# TASK DESCRIPTION:
Please output exactly the lines of the material from the first through the line containing "markeredgewidth=0.9, label=name, zorder=4)", and nothing more.

# WORKING DATA:
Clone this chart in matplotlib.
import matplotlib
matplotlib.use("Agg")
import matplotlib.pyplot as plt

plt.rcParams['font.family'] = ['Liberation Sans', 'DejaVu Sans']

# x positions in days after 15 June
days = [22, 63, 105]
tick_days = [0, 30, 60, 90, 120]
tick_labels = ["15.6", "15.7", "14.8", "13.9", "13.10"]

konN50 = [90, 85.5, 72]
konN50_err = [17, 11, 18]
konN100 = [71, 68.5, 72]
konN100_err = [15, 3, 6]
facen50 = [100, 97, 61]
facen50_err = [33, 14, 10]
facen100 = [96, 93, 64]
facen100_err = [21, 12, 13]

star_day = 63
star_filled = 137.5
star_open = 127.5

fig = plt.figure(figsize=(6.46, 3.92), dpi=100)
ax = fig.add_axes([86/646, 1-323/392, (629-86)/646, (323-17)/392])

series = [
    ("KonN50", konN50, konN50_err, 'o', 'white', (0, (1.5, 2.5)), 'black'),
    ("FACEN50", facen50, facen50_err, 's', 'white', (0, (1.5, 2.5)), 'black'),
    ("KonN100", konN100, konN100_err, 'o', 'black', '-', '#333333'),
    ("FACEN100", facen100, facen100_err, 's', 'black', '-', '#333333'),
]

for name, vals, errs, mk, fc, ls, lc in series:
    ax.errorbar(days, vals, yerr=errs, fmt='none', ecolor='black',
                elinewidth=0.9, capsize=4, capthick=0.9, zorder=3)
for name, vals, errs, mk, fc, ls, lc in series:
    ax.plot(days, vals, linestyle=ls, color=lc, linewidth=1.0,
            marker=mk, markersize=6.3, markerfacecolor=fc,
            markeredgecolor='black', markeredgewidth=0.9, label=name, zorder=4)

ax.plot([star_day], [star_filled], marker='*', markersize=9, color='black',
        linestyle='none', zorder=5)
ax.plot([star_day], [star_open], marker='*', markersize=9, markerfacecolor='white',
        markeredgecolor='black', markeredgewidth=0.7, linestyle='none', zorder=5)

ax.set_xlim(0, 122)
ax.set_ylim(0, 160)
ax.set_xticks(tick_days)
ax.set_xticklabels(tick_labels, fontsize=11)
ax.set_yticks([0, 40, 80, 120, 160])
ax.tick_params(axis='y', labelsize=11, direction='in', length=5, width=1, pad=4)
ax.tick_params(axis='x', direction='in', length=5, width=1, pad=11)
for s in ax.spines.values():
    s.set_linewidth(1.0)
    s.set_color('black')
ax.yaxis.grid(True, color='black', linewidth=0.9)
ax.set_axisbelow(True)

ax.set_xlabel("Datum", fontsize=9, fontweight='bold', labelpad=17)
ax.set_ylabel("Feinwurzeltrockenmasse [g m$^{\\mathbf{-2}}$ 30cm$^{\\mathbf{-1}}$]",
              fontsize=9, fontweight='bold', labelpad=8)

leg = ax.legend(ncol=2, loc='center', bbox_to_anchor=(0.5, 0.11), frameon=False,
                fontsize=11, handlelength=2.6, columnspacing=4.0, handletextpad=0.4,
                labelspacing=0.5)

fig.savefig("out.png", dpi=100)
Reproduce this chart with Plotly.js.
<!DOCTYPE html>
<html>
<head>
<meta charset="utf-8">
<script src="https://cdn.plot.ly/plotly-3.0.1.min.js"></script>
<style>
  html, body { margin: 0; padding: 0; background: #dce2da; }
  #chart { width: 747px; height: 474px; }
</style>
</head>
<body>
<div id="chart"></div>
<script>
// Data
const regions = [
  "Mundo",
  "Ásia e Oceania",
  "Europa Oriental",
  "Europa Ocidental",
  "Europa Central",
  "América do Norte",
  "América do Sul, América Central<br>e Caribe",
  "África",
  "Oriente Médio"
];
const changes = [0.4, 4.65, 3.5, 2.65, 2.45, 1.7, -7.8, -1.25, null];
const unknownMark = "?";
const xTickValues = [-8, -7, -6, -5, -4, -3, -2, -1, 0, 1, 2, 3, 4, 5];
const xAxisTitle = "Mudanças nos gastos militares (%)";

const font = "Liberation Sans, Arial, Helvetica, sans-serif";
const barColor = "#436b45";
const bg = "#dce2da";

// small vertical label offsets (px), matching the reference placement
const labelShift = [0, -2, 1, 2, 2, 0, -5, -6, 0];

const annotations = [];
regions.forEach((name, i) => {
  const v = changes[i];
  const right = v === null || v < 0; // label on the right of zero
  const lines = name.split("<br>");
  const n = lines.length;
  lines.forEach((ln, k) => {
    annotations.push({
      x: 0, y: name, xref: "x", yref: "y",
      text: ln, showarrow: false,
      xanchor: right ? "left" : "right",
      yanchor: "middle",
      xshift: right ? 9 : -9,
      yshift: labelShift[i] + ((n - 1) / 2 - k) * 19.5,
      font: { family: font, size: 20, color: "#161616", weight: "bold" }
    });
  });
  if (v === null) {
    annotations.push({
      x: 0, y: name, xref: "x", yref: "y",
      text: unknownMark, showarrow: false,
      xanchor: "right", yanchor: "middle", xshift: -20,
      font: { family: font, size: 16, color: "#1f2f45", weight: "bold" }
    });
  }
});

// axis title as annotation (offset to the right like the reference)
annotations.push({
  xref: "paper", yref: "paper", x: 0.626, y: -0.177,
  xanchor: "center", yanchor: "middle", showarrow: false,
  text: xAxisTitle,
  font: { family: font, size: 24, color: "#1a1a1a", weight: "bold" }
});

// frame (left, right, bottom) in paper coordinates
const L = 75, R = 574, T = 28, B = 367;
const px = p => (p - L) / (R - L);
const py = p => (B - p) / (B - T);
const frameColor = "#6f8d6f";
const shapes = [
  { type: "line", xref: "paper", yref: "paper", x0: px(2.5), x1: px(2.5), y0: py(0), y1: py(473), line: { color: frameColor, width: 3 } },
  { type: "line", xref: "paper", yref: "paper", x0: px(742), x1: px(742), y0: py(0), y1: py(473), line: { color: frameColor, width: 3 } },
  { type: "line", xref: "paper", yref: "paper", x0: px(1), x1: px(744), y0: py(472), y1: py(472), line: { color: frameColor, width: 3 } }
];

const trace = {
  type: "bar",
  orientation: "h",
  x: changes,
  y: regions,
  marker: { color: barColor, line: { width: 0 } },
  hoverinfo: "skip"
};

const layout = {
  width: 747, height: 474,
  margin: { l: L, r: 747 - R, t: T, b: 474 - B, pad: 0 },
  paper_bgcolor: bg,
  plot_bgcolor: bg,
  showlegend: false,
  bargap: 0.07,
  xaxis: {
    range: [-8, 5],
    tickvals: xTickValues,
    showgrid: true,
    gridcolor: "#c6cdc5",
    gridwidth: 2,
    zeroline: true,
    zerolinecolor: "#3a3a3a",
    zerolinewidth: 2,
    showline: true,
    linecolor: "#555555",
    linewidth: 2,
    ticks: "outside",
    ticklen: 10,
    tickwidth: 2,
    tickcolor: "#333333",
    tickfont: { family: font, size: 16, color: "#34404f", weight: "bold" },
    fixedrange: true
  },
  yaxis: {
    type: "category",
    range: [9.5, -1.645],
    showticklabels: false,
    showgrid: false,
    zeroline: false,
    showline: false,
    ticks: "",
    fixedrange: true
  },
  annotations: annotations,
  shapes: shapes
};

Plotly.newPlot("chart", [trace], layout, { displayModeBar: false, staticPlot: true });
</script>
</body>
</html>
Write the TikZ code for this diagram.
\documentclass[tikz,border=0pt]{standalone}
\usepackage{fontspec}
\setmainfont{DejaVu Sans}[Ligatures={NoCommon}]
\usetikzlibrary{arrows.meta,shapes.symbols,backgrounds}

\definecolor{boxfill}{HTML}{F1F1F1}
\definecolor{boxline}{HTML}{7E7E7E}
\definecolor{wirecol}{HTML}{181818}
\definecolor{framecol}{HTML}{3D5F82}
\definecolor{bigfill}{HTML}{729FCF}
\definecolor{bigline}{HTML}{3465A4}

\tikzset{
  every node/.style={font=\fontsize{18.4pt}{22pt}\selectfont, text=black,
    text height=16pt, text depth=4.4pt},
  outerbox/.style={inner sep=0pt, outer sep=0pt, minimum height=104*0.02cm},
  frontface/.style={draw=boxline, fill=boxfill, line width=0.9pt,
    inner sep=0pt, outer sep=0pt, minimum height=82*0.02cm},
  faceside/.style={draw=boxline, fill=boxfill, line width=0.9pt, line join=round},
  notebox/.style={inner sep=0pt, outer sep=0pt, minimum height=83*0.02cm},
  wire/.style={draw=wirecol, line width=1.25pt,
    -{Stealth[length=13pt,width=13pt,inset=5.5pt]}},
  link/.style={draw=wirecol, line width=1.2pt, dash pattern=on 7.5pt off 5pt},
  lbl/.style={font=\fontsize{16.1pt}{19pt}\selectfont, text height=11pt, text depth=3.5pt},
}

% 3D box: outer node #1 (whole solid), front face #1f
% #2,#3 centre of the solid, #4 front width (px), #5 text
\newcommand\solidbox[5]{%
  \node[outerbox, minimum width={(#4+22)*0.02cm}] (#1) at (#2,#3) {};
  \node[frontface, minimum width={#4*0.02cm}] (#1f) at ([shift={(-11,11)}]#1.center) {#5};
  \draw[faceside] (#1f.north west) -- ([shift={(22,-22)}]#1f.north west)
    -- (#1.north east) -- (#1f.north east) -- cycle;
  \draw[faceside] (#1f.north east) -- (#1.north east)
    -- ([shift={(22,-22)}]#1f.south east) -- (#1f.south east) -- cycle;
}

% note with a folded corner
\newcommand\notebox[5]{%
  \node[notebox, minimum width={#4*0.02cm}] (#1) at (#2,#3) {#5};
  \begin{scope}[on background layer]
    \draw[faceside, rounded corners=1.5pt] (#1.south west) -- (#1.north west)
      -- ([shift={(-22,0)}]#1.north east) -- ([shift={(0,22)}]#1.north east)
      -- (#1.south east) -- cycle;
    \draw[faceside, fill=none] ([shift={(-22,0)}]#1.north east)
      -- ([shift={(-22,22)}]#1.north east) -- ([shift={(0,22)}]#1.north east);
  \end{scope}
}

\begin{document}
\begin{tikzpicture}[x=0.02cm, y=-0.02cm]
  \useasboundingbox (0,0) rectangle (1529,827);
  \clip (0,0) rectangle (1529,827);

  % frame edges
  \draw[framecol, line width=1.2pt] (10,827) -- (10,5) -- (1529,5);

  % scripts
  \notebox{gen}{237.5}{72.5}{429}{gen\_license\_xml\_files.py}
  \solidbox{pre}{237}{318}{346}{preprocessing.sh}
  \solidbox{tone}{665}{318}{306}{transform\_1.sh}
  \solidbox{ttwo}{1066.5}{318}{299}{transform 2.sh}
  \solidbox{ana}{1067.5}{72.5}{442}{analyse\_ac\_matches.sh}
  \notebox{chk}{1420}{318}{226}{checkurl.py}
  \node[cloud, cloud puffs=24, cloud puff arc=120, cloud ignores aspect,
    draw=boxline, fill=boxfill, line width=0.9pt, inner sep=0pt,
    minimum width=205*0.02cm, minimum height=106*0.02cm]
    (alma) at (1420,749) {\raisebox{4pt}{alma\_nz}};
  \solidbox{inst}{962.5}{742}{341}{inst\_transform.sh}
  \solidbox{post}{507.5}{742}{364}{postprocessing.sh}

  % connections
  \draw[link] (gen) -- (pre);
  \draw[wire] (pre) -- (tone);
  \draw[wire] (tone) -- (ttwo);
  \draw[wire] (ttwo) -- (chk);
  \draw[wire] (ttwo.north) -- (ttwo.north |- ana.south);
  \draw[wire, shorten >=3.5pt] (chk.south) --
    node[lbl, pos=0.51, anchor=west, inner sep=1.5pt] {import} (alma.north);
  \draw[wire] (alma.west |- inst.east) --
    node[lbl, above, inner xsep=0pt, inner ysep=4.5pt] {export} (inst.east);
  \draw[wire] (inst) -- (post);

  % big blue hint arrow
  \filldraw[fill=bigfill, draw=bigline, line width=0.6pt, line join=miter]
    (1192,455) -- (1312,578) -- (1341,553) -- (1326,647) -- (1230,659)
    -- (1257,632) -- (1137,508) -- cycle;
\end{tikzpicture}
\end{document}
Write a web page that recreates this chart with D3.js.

# RESULT:
Clone this chart in matplotlib.
import matplotlib
matplotlib.use("Agg")
import matplotlib.pyplot as plt

plt.rcParams['font.family'] = ['Liberation Sans', 'DejaVu Sans']

# x positions in days after 15 June
days = [22, 63, 105]
tick_days = [0, 30, 60, 90, 120]
tick_labels = ["15.6", "15.7", "14.8", "13.9", "13.10"]

konN50 = [90, 85.5, 72]
konN50_err = [17, 11, 18]
konN100 = [71, 68.5, 72]
konN100_err = [15, 3, 6]
facen50 = [100, 97, 61]
facen50_err = [33, 14, 10]
facen100 = [96, 93, 64]
facen100_err = [21, 12, 13]

star_day = 63
star_filled = 137.5
star_open = 127.5

fig = plt.figure(figsize=(6.46, 3.92), dpi=100)
ax = fig.add_axes([86/646, 1-323/392, (629-86)/646, (323-17)/392])

series = [
    ("KonN50", konN50, konN50_err, 'o', 'white', (0, (1.5, 2.5)), 'black'),
    ("FACEN50", facen50, facen50_err, 's', 'white', (0, (1.5, 2.5)), 'black'),
    ("KonN100", konN100, konN100_err, 'o', 'black', '-', '#333333'),
    ("FACEN100", facen100, facen100_err, 's', 'black', '-', '#333333'),
]

for name, vals, errs, mk, fc, ls, lc in series:
    ax.errorbar(days, vals, yerr=errs, fmt='none', ecolor='black',
                elinewidth=0.9, capsize=4, capthick=0.9, zorder=3)
for name, vals, errs, mk, fc, ls, lc in series:
    ax.plot(days, vals, linestyle=ls, color=lc, linewidth=1.0,
            marker=mk, markersize=6.3, markerfacecolor=fc,
            markeredgecolor='black', markeredgewidth=0.9, label=name, zorder=4)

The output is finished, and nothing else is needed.